Task directions
Faithfully return all lines, omitting every embedded picture.

===============

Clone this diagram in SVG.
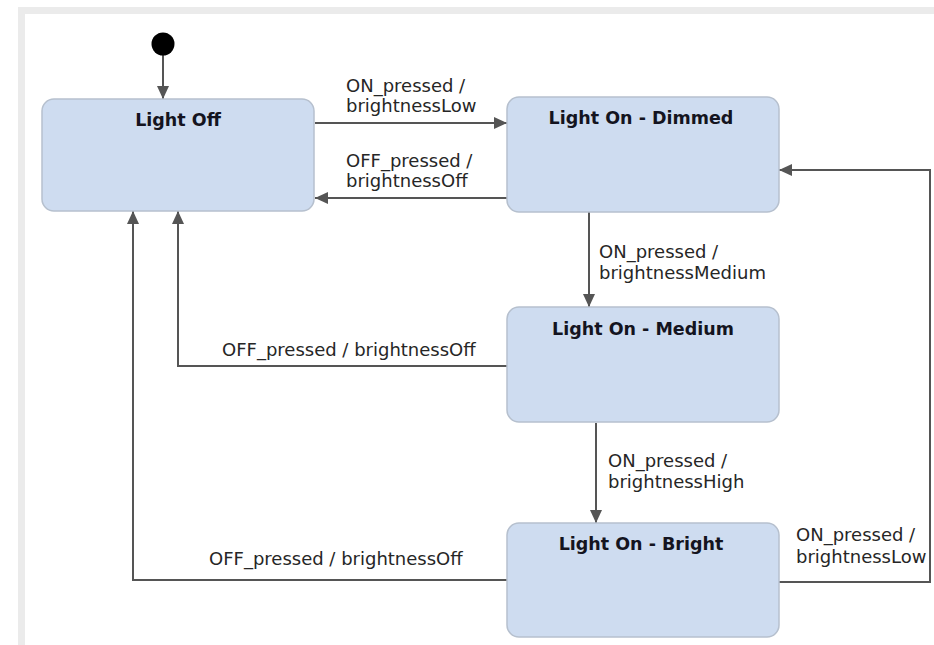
<svg xmlns="http://www.w3.org/2000/svg" width="934" height="645" viewBox="0 0 934 645">
  <style>
    .state { fill: #cedcf0; stroke: #b6c0ce; stroke-width: 1.5; }
    .title { font-family: "DejaVu Sans", Verdana, sans-serif; font-weight: bold; font-size: 17.5px; fill: #141420; text-anchor: middle; }
    .label { font-family: "DejaVu Sans", Verdana, sans-serif; font-size: 18px; fill: #262626; }
    .edge { fill: none; stroke: #555555; stroke-width: 2; }
  </style>
  <defs>
    <marker id="arrow" markerUnits="userSpaceOnUse" markerWidth="14" markerHeight="12" refX="13" refY="6" orient="auto">
      <path d="M0,0 L13,6 L0,12 Z" fill="#555555"/>
    </marker>
  </defs>

  <!-- canvas panel with a soft edge on top and left -->
  <rect x="0" y="0" width="934" height="645" fill="#ffffff"/>
  <rect x="18" y="7" width="916" height="7" fill="#ebebeb"/>
  <rect x="18" y="7" width="7" height="638" fill="#ebebeb"/>

  <!-- connectors -->
  <g id="connectors">
    <line class="edge" x1="163" y1="55" x2="163" y2="99" marker-end="url(#arrow)"/>
    <line class="edge" x1="315" y1="123" x2="507" y2="123" marker-end="url(#arrow)"/>
    <line class="edge" x1="507" y1="198" x2="315" y2="198" marker-end="url(#arrow)"/>
    <line class="edge" x1="589" y1="212" x2="589" y2="307" marker-end="url(#arrow)"/>
    <polyline class="edge" points="507,366 178,366 178,211" marker-end="url(#arrow)"/>
    <line class="edge" x1="596" y1="423" x2="596" y2="523" marker-end="url(#arrow)"/>
    <polyline class="edge" points="507,580 133,580 133,211" marker-end="url(#arrow)"/>
    <polyline class="edge" points="779,582 930,582 930,170 779,170" marker-end="url(#arrow)"/>

    <text class="label" x="346" y="92">ON_pressed /</text>
    <text class="label" x="346" y="112">brightnessLow</text>
    <text class="label" x="346" y="167">OFF_pressed /</text>
    <text class="label" x="346" y="187">brightnessOff</text>
    <text class="label" x="599" y="258">ON_pressed /</text>
    <text class="label" x="599" y="279">brightnessMedium</text>
    <text class="label" x="222" y="356">OFF_pressed / brightnessOff</text>
    <text class="label" x="608" y="467">ON_pressed /</text>
    <text class="label" x="608" y="488">brightnessHigh</text>
    <text class="label" x="796" y="541">ON_pressed /</text>
    <text class="label" x="796" y="563">brightnessLow</text>
    <text class="label" x="209" y="565">OFF_pressed / brightnessOff</text>
  </g>

  <!-- initial pseudo-state -->
  <g id="initial">
    <circle cx="163" cy="44" r="11.5" fill="#000000"/>
  </g>

  <g id="light-off">
    <rect class="state" x="42" y="99" width="272" height="112" rx="12"/>
    <text class="title" x="178" y="126">Light Off</text>
  </g>

  <g id="light-on-dimmed">
    <rect class="state" x="507" y="97" width="272" height="115" rx="12"/>
    <text class="title" x="641" y="124">Light On - Dimmed</text>
  </g>

  <g id="light-on-medium">
    <rect class="state" x="507" y="307" width="272" height="115" rx="12"/>
    <text class="title" x="643" y="335">Light On - Medium</text>
  </g>

  <g id="light-on-bright">
    <rect class="state" x="507" y="523" width="272" height="114" rx="12"/>
    <text class="title" x="641" y="550">Light On - Bright</text>
  </g>
</svg>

===============

Written response
Clone this diagram in SVG.
<svg xmlns="http://www.w3.org/2000/svg" width="934" height="645" viewBox="0 0 934 645">
  <style>
    .state { fill: #cedcf0; stroke: #b6c0ce; stroke-width: 1.5; }
    .title { font-family: "DejaVu Sans", Verdana, sans-serif; font-weight: bold; font-size: 17.5px; fill: #141420; text-anchor: middle; }
    .label { font-family: "DejaVu Sans", Verdana, sans-serif; font-size: 18px; fill: #262626; }
    .edge { fill: none; stroke: #555555; stroke-width: 2; }
  </style>
  <defs>
    <marker id="arrow" markerUnits="userSpaceOnUse" markerWidth="14" markerHeight="12" refX="13" refY="6" orient="auto">
      <path d="M0,0 L13,6 L0,12 Z" fill="#555555"/>
    </marker>
  </defs>

  <!-- canvas panel with a soft edge on top and left -->
  <rect x="0" y="0" width="934" height="645" fill="#ffffff"/>
  <rect x="18" y="7" width="916" height="7" fill="#ebebeb"/>
  <rect x="18" y="7" width="7" height="638" fill="#ebebeb"/>

  <!-- connectors -->
  <g id="connectors">
    <line class="edge" x1="163" y1="55" x2="163" y2="99" marker-end="url(#arrow)"/>
    <line class="edge" x1="315" y1="123" x2="507" y2="123" marker-end="url(#arrow)"/>
    <line class="edge" x1="507" y1="198" x2="315" y2="198" marker-end="url(#arrow)"/>
    <line class="edge" x1="589" y1="212" x2="589" y2="307" marker-end="url(#arrow)"/>
    <polyline class="edge" points="507,366 178,366 178,211" marker-end="url(#arrow)"/>
    <line class="edge" x1="596" y1="423" x2="596" y2="523" marker-end="url(#arrow)"/>
    <polyline class="edge" points="507,580 133,580 133,211" marker-end="url(#arrow)"/>
    <polyline class="edge" points="779,582 930,582 930,170 779,170" marker-end="url(#arrow)"/>

    <text class="label" x="346" y="92">ON_pressed /</text>
    <text class="label" x="346" y="112">brightnessLow</text>
    <text class="label" x="346" y="167">OFF_pressed /</text>
    <text class="label" x="346" y="187">brightnessOff</text>
    <text class="label" x="599" y="258">ON_pressed /</text>
    <text class="label" x="599" y="279">brightnessMedium</text>
    <text class="label" x="222" y="356">OFF_pressed / brightnessOff</text>
    <text class="label" x="608" y="467">ON_pressed /</text>
    <text class="label" x="608" y="488">brightnessHigh</text>
    <text class="label" x="796" y="541">ON_pressed /</text>
    <text class="label" x="796" y="563">brightnessLow</text>
    <text class="label" x="209" y="565">OFF_pressed / brightnessOff</text>
  </g>

  <!-- initial pseudo-state -->
  <g id="initial">
    <circle cx="163" cy="44" r="11.5" fill="#000000"/>
  </g>

  <g id="light-off">
    <rect class="state" x="42" y="99" width="272" height="112" rx="12"/>
    <text class="title" x="178" y="126">Light Off</text>
  </g>

  <g id="light-on-dimmed">
    <rect class="state" x="507" y="97" width="272" height="115" rx="12"/>
    <text class="title" x="641" y="124">Light On - Dimmed</text>
  </g>

  <g id="light-on-medium">
    <rect class="state" x="507" y="307" width="272" height="115" rx="12"/>
    <text class="title" x="643" y="335">Light On - Medium</text>
  </g>

  <g id="light-on-bright">
    <rect class="state" x="507" y="523" width="272" height="114" rx="12"/>
    <text class="title" x="641" y="550">Light On - Bright</text>
  </g>
</svg>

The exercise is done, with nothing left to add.